Mobile payments company Square (SQ - Get Report) surged on their first day of trading, as the company starts life anew in the public eye.

Square priced its initial public offering at $9 a share, valuing the company at $2.66 billion, but shares opened for trading at $11.20, good for a 25% gain, as the Jack Dorsey-led company seeks to upend how small businesses interact with their customers and conduct business.  The San Francisco-based company had been expected to price its initial public offering between $11 and $13 a share, which would've valued the company at roughly $4 billion at the mid-point of the range.

The company and some of its existing shareholders raised $243 million, ultimately selling 27 million shares in the offering.

Square, which said it has more than 2 million businesses using its payments processing hardware and software, garners 95% of its revenue from processing payments, taking a 2.75% fee for handling credit card payments. Its fledgling Square Capital business, which lends money to small businesses, accounts for the majority of the rest of its revenue.

In the first nine months of 2015, Square generated $892.8 million in revenue but lost $131.5 million in net income. Some of that financial information comes from a highly publicized deal with Starbucks (SBUX - Get Report) , commissioned in 2012, that ultimately did not bear fruit for either company.
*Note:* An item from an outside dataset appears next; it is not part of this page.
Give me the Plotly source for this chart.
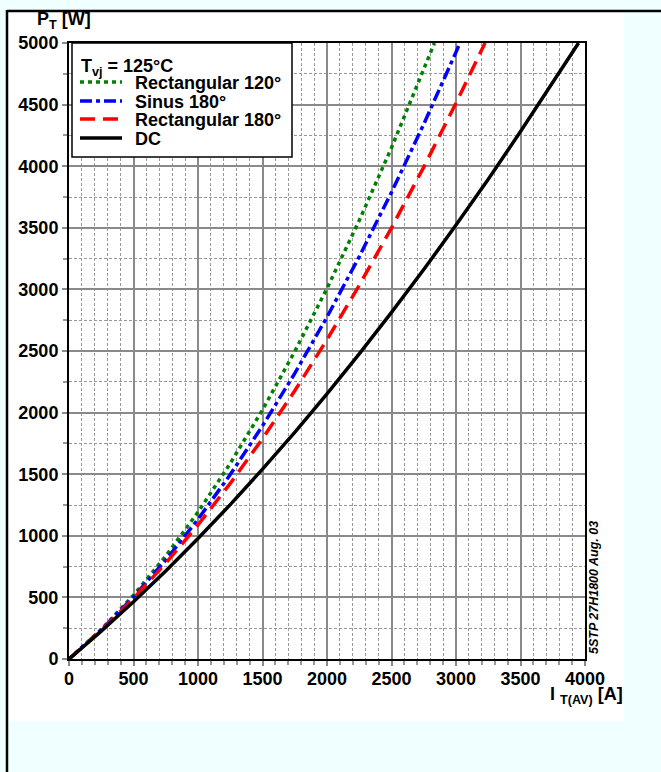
import plotly.graph_objects as go

# Average on-state current I_T(AV) [A] and power loss P_T [W]
i_rect120 = [0, 250, 500, 750, 1000, 1250, 1500, 1750, 2000, 2250, 2500, 2750, 2833]
p_rect120 = [0, 240, 518, 836, 1192, 1588, 2022, 2496, 3008, 3560, 4150, 4780, 5000]

i_sin180 = [0, 250, 500, 750, 1000, 1250, 1500, 1750, 2000, 2250, 2500, 2750, 3000, 3030]
p_sin180 = [0, 236, 504, 803, 1134, 1497, 1892, 2318, 2776, 3266, 3788, 4341, 4926, 5000]

i_rect180 = [0, 250, 500, 750, 1000, 1250, 1500, 1750, 2000, 2250, 2500, 2750, 3000, 3225]
p_rect180 = [0, 233, 492, 777, 1088, 1425, 1788, 2177, 2592, 3033, 3500, 3993, 4512, 5000]

i_dc = [0, 250, 500, 750, 1000, 1250, 1500, 1750, 2000, 2250, 2500, 2750, 3000, 3250, 3500, 3750, 3950]
p_dc = [0, 226, 465, 715, 978, 1253, 1541, 1840, 2152, 2476, 2813, 3161, 3522, 3895, 4281, 4678, 5000]

series_names = ["Rectangular 120°", "Sinus 180°", "Rectangular 180°", "DC"]
x_ticks = [0, 500, 1000, 1500, 2000, 2500, 3000, 3500, 4000]
y_ticks = [0, 500, 1000, 1500, 2000, 2500, 3000, 3500, 4000, 4500, 5000]

FONT = "Liberation Sans, Arial, sans-serif"
bold = dict(family=FONT, size=18, color="black", weight="bold")

styles = [
    dict(color="#008000", width=3.5, dash="4px,4px"),
    dict(color="#0000FF", width=3.5, dash="12px,4px,4px,4px"),
    dict(color="#FF0000", width=3.5, dash="15px,8px"),
    dict(color="black", width=3.5),
]
data = [(i_rect120, p_rect120), (i_sin180, p_sin180), (i_rect180, p_rect180), (i_dc, p_dc)]

fig = go.Figure()
for (xs, ys), name, st in zip(data, series_names, styles):
    fig.add_trace(go.Scatter(x=xs, y=ys, mode="lines", name=name, line=st, showlegend=False))

W, H = 661, 772
L, R, T, B = 69, 76, 43, 113
pw, ph = W - L - R, H - T - B

def px(xp):
    return (xp - L) / pw

def py(yp):
    return (H - B - yp) / ph

axis_common = dict(
    showline=True, linecolor="black", linewidth=2, mirror=True,
    showgrid=True, gridcolor="#8a8a8a", gridwidth=1.8,
    ticks="outside", ticklen=5, tickcolor="#8a8a8a", tickwidth=1.5,
    tickfont=bold, zeroline=False, automargin=False,
)

fig.update_xaxes(range=[0, 4000], tickvals=x_ticks, ticktext=[str(v) for v in x_ticks],
                 ticklabelstandoff=-3,
                 minor=dict(dtick=100, showgrid=True, gridcolor="#999999", gridwidth=1,
                            griddash="3px,2px", ticks="outside", ticklen=4, tickcolor="#999999"),
                 **axis_common)
fig.update_yaxes(range=[0, 5000], tickvals=y_ticks, ticktext=[str(v) for v in y_ticks],
                 minor=dict(dtick=250, showgrid=True, gridcolor="#999999", gridwidth=1,
                            griddash="3px,2px", ticks="outside", ticklen=4, tickcolor="#999999"),
                 **axis_common)

shapes = [
    # white panel
    dict(type="rect", xref="paper", yref="paper", x0=px(8), x1=px(624), y0=py(721), y1=py(12),
         fillcolor="white", line=dict(width=0), layer="below"),
    # frame lines (top and left)
    dict(type="line", xref="paper", yref="paper", x0=px(7), x1=px(661), y0=py(11), y1=py(11),
         line=dict(color="black", width=2.5)),
    dict(type="line", xref="paper", yref="paper", x0=px(7), x1=px(7), y0=py(10), y1=py(772),
         line=dict(color="black", width=2.5)),
    # legend box
    dict(type="rect", xref="paper", yref="paper", x0=px(72), x1=px(292), y0=py(157), y1=py(43),
         fillcolor="white", line=dict(color="black", width=1.5)),
]

annotations = [
    dict(xref="paper", yref="paper", x=px(35), y=py(21), xanchor="left", yanchor="middle",
         text="P<sub>T</sub> [W]", showarrow=False, font=bold),
    dict(xref="paper", yref="paper", x=px(625), y=py(682), xanchor="right", yanchor="top",
         text="I <sub>T(AV)</sub> [A]", showarrow=False, font=bold),
    dict(xref="paper", yref="paper", x=px(594), y=py(588), xanchor="center", yanchor="middle",
         text="<i>5STP 27H1800 Aug. 03</i>", textangle=-90, showarrow=False,
         font=dict(family=FONT, size=12.5, color="black")),
    dict(xref="paper", yref="paper", x=px(79), y=py(67), xanchor="left", yanchor="middle",
         text="T<sub>vj</sub> = 125°C", showarrow=False, font=bold),
]

row_y = [82, 101, 119, 138]
for name, st, ry in zip(series_names, styles, row_y):
    shapes.append(dict(type="line", xref="paper", yref="paper", x0=px(80), x1=px(122),
                       y0=py(ry), y1=py(ry), line=st))
    annotations.append(dict(xref="paper", yref="paper", x=px(133), y=py(ry + 1),
                            xanchor="left", yanchor="middle", text=name,
                            showarrow=False, font=bold))

fig.update_layout(
    width=W, height=H,
    margin=dict(l=L, r=R, t=T, b=B, pad=0),
    paper_bgcolor="#F0FFFF", plot_bgcolor="white",
    font=bold,
    showlegend=False,
    shapes=shapes,
    annotations=annotations,
)

fig.write_html("out.html")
Dorsey was on hand to witness the start of trading however preferred to stay out of the sight of live video cameras and television. Assigned with the task of ringing the opening bell of the New York Stock Exchange was his mother, Marcia, while his father Tim watched from the side. Outside the NYSE were featured vendors of Square who had set up booths and trucks, allowing customers to taste and or purchase their products.  

TheStreet got a first hand look at the activity both in and out of the exchange. 

The facade carried the names of hundreds of brands who partner with Square for their merchant services. 


Featured Square seller and florist, Lilybelle, based in San Francisco, served as the site of the opening bell ringing. Square point of sale devices could be seen amongst various vendors outside the NYSE. 


Dorsey preferred to stay out of the limelight and away from live television, choosing to capture his company's offering via streaming app Periscope, owned by Twitter (TWTR - Get Report) , the other company the enigmatic CEO leads.


 

Dorsey's mother, Marcia, tearfully and happily embraced her son she rang the opening bell for the start of the trading day. 


Traders huddled around Dorsey during the bid and ask phase, before the stock officially began trading.


Here, the first Square trade began at 10:08am EST, trading up nearly 25% at $11.20.